Instruction. Write out the listing, please, but only from its first line through the line containing "ax = fig.add_axes([110", exactly as given and without pictures.

----

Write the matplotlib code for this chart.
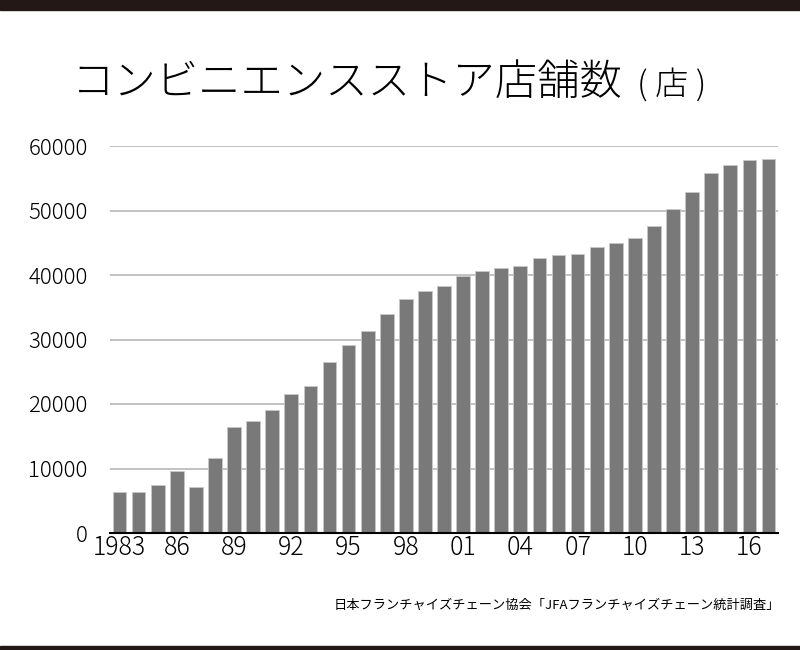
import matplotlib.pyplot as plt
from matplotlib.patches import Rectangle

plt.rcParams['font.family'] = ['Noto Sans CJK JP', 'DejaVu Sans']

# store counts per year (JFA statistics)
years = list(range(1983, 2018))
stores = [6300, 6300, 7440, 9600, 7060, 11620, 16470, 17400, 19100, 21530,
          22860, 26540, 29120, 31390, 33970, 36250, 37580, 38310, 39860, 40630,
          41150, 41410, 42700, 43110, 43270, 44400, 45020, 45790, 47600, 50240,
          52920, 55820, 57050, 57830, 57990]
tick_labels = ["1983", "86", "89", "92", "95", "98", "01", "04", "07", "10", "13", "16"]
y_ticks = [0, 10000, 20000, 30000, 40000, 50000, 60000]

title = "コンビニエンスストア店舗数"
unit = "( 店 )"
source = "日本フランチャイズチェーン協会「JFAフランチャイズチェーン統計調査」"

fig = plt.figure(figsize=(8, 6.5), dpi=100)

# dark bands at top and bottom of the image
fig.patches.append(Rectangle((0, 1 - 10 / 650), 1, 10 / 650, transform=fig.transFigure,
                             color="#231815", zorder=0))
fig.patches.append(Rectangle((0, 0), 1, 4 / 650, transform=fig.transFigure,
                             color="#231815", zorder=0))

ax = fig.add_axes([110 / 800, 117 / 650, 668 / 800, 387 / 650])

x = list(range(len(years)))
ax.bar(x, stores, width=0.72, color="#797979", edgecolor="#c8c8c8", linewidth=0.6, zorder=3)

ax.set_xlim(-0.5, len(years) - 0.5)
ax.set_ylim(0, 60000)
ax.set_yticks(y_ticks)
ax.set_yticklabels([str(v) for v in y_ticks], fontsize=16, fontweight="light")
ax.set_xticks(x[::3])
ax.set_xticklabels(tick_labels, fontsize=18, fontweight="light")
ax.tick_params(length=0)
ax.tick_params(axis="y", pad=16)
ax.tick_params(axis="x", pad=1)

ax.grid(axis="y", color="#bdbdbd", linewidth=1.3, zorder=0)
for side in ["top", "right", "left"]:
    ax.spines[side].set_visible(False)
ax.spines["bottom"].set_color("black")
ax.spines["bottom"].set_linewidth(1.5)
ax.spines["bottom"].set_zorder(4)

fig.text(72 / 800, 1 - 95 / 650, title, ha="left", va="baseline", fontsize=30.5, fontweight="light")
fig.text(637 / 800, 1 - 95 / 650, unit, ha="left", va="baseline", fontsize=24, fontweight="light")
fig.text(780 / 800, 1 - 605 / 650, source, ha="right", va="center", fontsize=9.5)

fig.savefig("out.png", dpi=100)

----

Result for this exercise.
Write the matplotlib code for this chart.
import matplotlib.pyplot as plt
from matplotlib.patches import Rectangle

plt.rcParams['font.family'] = ['Noto Sans CJK JP', 'DejaVu Sans']

# store counts per year (JFA statistics)
years = list(range(1983, 2018))
stores = [6300, 6300, 7440, 9600, 7060, 11620, 16470, 17400, 19100, 21530,
          22860, 26540, 29120, 31390, 33970, 36250, 37580, 38310, 39860, 40630,
          41150, 41410, 42700, 43110, 43270, 44400, 45020, 45790, 47600, 50240,
          52920, 55820, 57050, 57830, 57990]
tick_labels = ["1983", "86", "89", "92", "95", "98", "01", "04", "07", "10", "13", "16"]
y_ticks = [0, 10000, 20000, 30000, 40000, 50000, 60000]

title = "コンビニエンスストア店舗数"
unit = "( 店 )"
source = "日本フランチャイズチェーン協会「JFAフランチャイズチェーン統計調査」"

fig = plt.figure(figsize=(8, 6.5), dpi=100)

# dark bands at top and bottom of the image
fig.patches.append(Rectangle((0, 1 - 10 / 650), 1, 10 / 650, transform=fig.transFigure,
                             color="#231815", zorder=0))
fig.patches.append(Rectangle((0, 0), 1, 4 / 650, transform=fig.transFigure,
                             color="#231815", zorder=0))

ax = fig.add_axes([110 / 800, 117 / 650, 668 / 800, 387 / 650])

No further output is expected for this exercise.